On peut toujours espérer que la vie publique française ne nous offrira pas, cette fois, le désolant spectacle d’une indécente polémique sur la dépouille d’un compatriote, certes bien imprudent – mais il sera beaucoup pardonné à un rêveur insensible aux menaces de quelques brutes.

Il faut en effet souhaiter que le choeur des critiques ne se trompera pas de cible. Au lieu de se perdre en vaines vociférations contre l’opération militaire lancée le 22 juillet, il ne faudra pas oublier qui étaient les agresseurs. Si le raid a été déclenché, c’est sans nul doute qu’il n’y avait plus beaucoup d’espoir de sauver Michel Germaneau. Il se trouvera sans doute quelques révolutionnaires en pantoufles pour y voir un nouvel échec de la présidence Sarkozy, quelques comploteurs d’opérette – sans doute à chercher du côté de http://www.algeria-watch.org ou du Monde diplomatique – pour déceler une chronologie troublante, des intérêts cachés, la main de la CIA ou celle du sempiternel complot judéo-maçonnique et suggérer que le malheureux M. Germaneau avait en réalité 31 ans, était capitaine au 1er RPIMa et se livrait à de malfaisantes activités lorsqu’il a été enlevé. On connaît la chanson.

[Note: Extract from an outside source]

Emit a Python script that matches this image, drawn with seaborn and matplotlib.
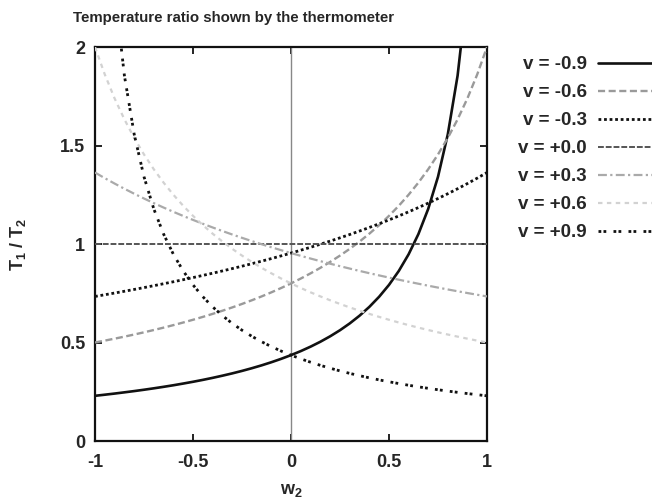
import numpy as np
import pandas as pd
import matplotlib
matplotlib.use("Agg")
import matplotlib.pyplot as plt
import seaborn as sns

# ---- data ----
w2 = [-1.00, -0.95, -0.90, -0.85, -0.80, -0.75, -0.70, -0.65, -0.60, -0.55,
      -0.50, -0.45, -0.40, -0.35, -0.30, -0.25, -0.20, -0.15, -0.10, -0.05,
      0.00, 0.05, 0.10, 0.15, 0.20, 0.25, 0.30, 0.35, 0.40, 0.45,
      0.50, 0.55, 0.60, 0.65, 0.70, 0.75, 0.80, 0.85, 0.90, 0.95, 1.00]

v_m09 = [0.2294, 0.2350, 0.2408, 0.2470, 0.2534, 0.2602, 0.2674, 0.2750, 0.2830, 0.2916,
         0.3006, 0.3102, 0.3205, 0.3315, 0.3432, 0.3558, 0.3694, 0.3840, 0.3999, 0.4171,
         0.4359, 0.4564, 0.4790, 0.5039, 0.5316, 0.5624, 0.5971, 0.6363, 0.6811, 0.7326,
         0.7925, 0.8632, 0.9476, 1.0503, 1.1781, 1.3412, 1.5568, 1.8549, 2.2942, np.nan, np.nan]
v_m06 = [0.5000, 0.5096, 0.5195, 0.5298, 0.5405, 0.5517, 0.5634, 0.5755, 0.5882, 0.6015,
         0.6154, 0.6299, 0.6452, 0.6612, 0.6780, 0.6957, 0.7143, 0.7339, 0.7547, 0.7767,
         0.8000, 0.8247, 0.8511, 0.8791, 0.9091, 0.9412, 0.9756, 1.0127, 1.0526, 1.0959,
         1.1429, 1.1940, 1.2500, 1.3115, 1.3793, 1.4545, 1.5385, 1.6327, 1.7391, 1.8605, 2.0000]
v_m03 = [0.7338, 0.7424, 0.7511, 0.7601, 0.7693, 0.7787, 0.7884, 0.7983, 0.8084, 0.8188,
         0.8295, 0.8405, 0.8517, 0.8633, 0.8752, 0.8874, 0.8999, 0.9129, 0.9261, 0.9398,
         0.9539, 0.9685, 0.9834, 0.9989, 1.0148, 1.0313, 1.0483, 1.0659, 1.0840, 1.1028,
         1.1223, 1.1424, 1.1633, 1.1850, 1.2075, 1.2309, 1.2552, 1.2805, 1.3068, 1.3342, 1.3628]
v_p00 = [1.0] * 41
v_p03 = [1.3628, 1.3342, 1.3068, 1.2805, 1.2552, 1.2309, 1.2075, 1.1850, 1.1633, 1.1424,
         1.1223, 1.1028, 1.0840, 1.0659, 1.0483, 1.0313, 1.0148, 0.9989, 0.9834, 0.9685,
         0.9539, 0.9398, 0.9261, 0.9129, 0.8999, 0.8874, 0.8752, 0.8633, 0.8517, 0.8405,
         0.8295, 0.8188, 0.8084, 0.7983, 0.7884, 0.7787, 0.7693, 0.7601, 0.7511, 0.7424, 0.7338]
v_p06 = [2.0000, 1.8605, 1.7391, 1.6327, 1.5385, 1.4545, 1.3793, 1.3115, 1.2500, 1.1940,
         1.1429, 1.0959, 1.0526, 1.0127, 0.9756, 0.9412, 0.9091, 0.8791, 0.8511, 0.8247,
         0.8000, 0.7767, 0.7547, 0.7339, 0.7143, 0.6957, 0.6780, 0.6612, 0.6452, 0.6299,
         0.6154, 0.6015, 0.5882, 0.5755, 0.5634, 0.5517, 0.5405, 0.5298, 0.5195, 0.5096, 0.5000]
v_p09 = [np.nan, np.nan, 2.2942, 1.8549, 1.5568, 1.3412, 1.1781, 1.0503, 0.9476, 0.8632,
         0.7925, 0.7326, 0.6811, 0.6363, 0.5971, 0.5624, 0.5316, 0.5039, 0.4790, 0.4564,
         0.4359, 0.4171, 0.3999, 0.3840, 0.3694, 0.3558, 0.3432, 0.3315, 0.3205, 0.3102,
         0.3006, 0.2916, 0.2830, 0.2750, 0.2674, 0.2602, 0.2534, 0.2470, 0.2408, 0.2350, 0.2294]

labels = ["v = -0.9", "v = -0.6", "v = -0.3", "v = +0.0", "v = +0.3", "v = +0.6", "v = +0.9"]
series = [v_m09, v_m06, v_m03, v_p00, v_p03, v_p06, v_p09]

x_ticks = [-1, -0.5, 0, 0.5, 1]
x_tick_labels = ["-1", "-0.5", "0", "0.5", "1"]
y_ticks = [0, 0.5, 1, 1.5, 2]
y_tick_labels = ["0", "0.5", "1", "1.5", "2"]

# ---- styles ----
styles = [
    dict(color="#111111", lw=1.9, ls="-"),
    dict(color="#9a9a9a", lw=1.7, ls=(0, (3, 1.5))),
    dict(color="#111111", lw=2.0, ls=(0, (1, 1))),
    dict(color="#555555", lw=1.4, ls=(0, (3, 1))),
    dict(color="#aaaaaa", lw=1.6, ls=(0, (4, 1.5, 1, 1.5))),
    dict(color="#d2d2d2", lw=1.6, ls=(0, (2, 2))),
    dict(color="#111111", lw=2.0, ls=(0, (1, 0.8, 1, 2.6))),
]

sns.set_style("ticks")
plt.rcParams["font.family"] = ["Liberation Sans", "DejaVu Sans"]
plt.rcParams["font.weight"] = "bold"
plt.rcParams["axes.unicode_minus"] = False
plt.rcParams["mathtext.fontset"] = "custom"
plt.rcParams["mathtext.rm"] = "Liberation Sans:bold"
plt.rcParams["mathtext.it"] = "Liberation Sans:bold"
plt.rcParams["mathtext.bf"] = "Liberation Sans:bold"
plt.rcParams["mathtext.default"] = "bf"

fig = plt.figure(figsize=(6.52, 4.98), dpi=100)
ax = fig.add_axes([95 / 652, 57 / 498, 392 / 652, 394 / 498])

ax.axvline(0, color="#888888", lw=1.0, zorder=1)

for lab, vals, st in zip(labels, series, styles):
    df = pd.DataFrame({"w2": w2, "ratio": vals}).dropna()
    sns.lineplot(data=df, x="w2", y="ratio", ax=ax, color=st["color"],
                 linewidth=st["lw"], linestyle=st["ls"], label=lab, zorder=3)

ax.set_xlim(-1, 1)
ax.set_ylim(0, 2)
ax.set_xticks(x_ticks)
ax.set_xticklabels(x_tick_labels)
ax.set_yticks(y_ticks)
ax.set_yticklabels(y_tick_labels)
ax.tick_params(direction="in", top=True, right=True, length=5, width=1.3,
               labelsize=13, pad=7, color="#111111")
ax.tick_params(axis="x", pad=9)
for sp in ax.spines.values():
    sp.set_linewidth(1.6)
    sp.set_color("#111111")
    sp.set_visible(True)

ax.set_xlabel("w$_2$", fontsize=13, fontweight="bold")
ax.xaxis.set_label_coords(0.5, -(490 - 441) / 394)
ax.xaxis.label.set_verticalalignment("center")
ax.set_ylabel("T$_1$ / T$_2$", fontsize=13, fontweight="bold")
ax.yaxis.set_label_coords((18 - 95) / 392, 0.5)
ax.yaxis.label.set_verticalalignment("center")

fig.text(234 / 652, 1 - 18 / 498, "Temperature ratio shown by the thermometer",
         ha="center", va="center", fontsize=10.8, fontweight="bold")

leg = ax.legend(loc="upper right", bbox_to_anchor=(656 / 652, 1 - 56 / 498),
                bbox_transform=fig.transFigure, frameon=False, markerfirst=False,
                fontsize=13.5, handlelength=3.1, handletextpad=0.6, labelspacing=0.58,
                borderpad=0, borderaxespad=0)

fig.savefig("out.png", dpi=100)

Le pauvre homme a donc le triste honneur d’être le premier otage français tué par des terroristes algériens depuis les moines de Tibéhirine, et on ne peut s’empêcher de penser que la persistante incapacité de l’Algérie à venir à bout de sa crise socio-politique, un cauchemar humain qui dure depuis près de 20 ans, a des répercussions dans une bonne partie de l’Afrique. Le bilan des généraux au pouvoir à Alger fait décidément rêver.

On ne peut désormais que souhaiter que le chasse aux jihadistes se poursuive au Sahel, en Mauritanie, au Mali, au Niger, au Tchad et jusqu’au sud de l’Algérie si le Président Bouteflika accepte d’oublier les rengaines sur le colonialisme et s’il parvient, malgré son état de santé, à se souvenir qu’il est censé oeuvrer pour le bien de son peuple.

Notre détermination doit être renforcée après cet assassinat. Soyons prêts à assumer la défense de nos valeurs, même si ce terme, galvaudé par l’extrême-droite, est tourné en ridicule par une partie des Occidentaux, volontiers sourds aux avertissements qui leur parviennent de plus en plus souvent par dessus le limes. Malgré le brouhaha des débats qui nous agitent, il s’agit ici de comprendre que du Maroc au sud des Philippines, du nord du Nigeria à l’Afghanistan, nous nous battons contre une tenace forme d’obscurantisme. La menace, si elle n’est pas mortelle, mérite quand même que nous nous mobilisions, quoi qu’en disent les modernes défenseurs des accords de Munich.

On nous prie d’annoncer le décès de Mustafa Abou Yazid, dit Saïd Al Masri.

Le 21 mai dernier, un drone Predator – ou était-ce un Reaper ?de l’Empire a précipité le rappel à Dieu de Mustafa Abou Yazid, également connu sous le nom de Saïd Al Masri, ou Saïd l’Egyptien.

Né le 17 décembre 1955 en Egypte, Mustafa Abou Yazid avait été un cadre fondateur du Jihad Islamique Egyptien (JIE pour les initiés), avant d’intégrer l’équipe dirigeante d’Al Qaïda. Chargé des questions financières – qui ont toujours été rigoureusement gérées au sein de l’organisation comme l’ont montré les archives saisies en Afghanistan en décembre 2001 – il n’a jamais été un grand opérationnel et ne possédait pas l’aura et le charisme de son compatriote Mohamed Atef.

Jihadiste convaincu, il avait cependant manifesté auprès d’Oussama Ben Laden ses doutes au sujet du bienfondé des attentats du 11 septembre, tant il redoutait l’ampleur de la riposte américaine. Force est de reconnaître 1/ qu’il n’avait pas tort 2/ qu’il ne fut pas écouté.

Présenté par Al Qaïda elle-même, dans un communiqué publié cette nuit, comme le chef de l’organisation en Afghanistan, il était en charge des relations avec les Taliban depuis 2007.

Sa mort, qui ne devrait hélas pas avoir de conséquences opérationnelles directes, en dit long sur les capacités américaines, alors que le New York Times a révélé il y a quelques jours que le général Petraeus, chef du CentCom, a autorisé la conduite d’opérations clandestines dans sa zone d’action contre les membre d’Al Qaïda. L’intégration par la CIA, dans un but opérationnel, des renseignements humains et techniques a désormais atteint un niveau inégalé dans l’histoire militaire et promet de nouvelles frappes spectaculaires. A défaut de pouvoir gagner seule la guerre, cette puissance a au moins le mérite de sermer la mort dans le camp adverse, et ça n’est déjà pas mal.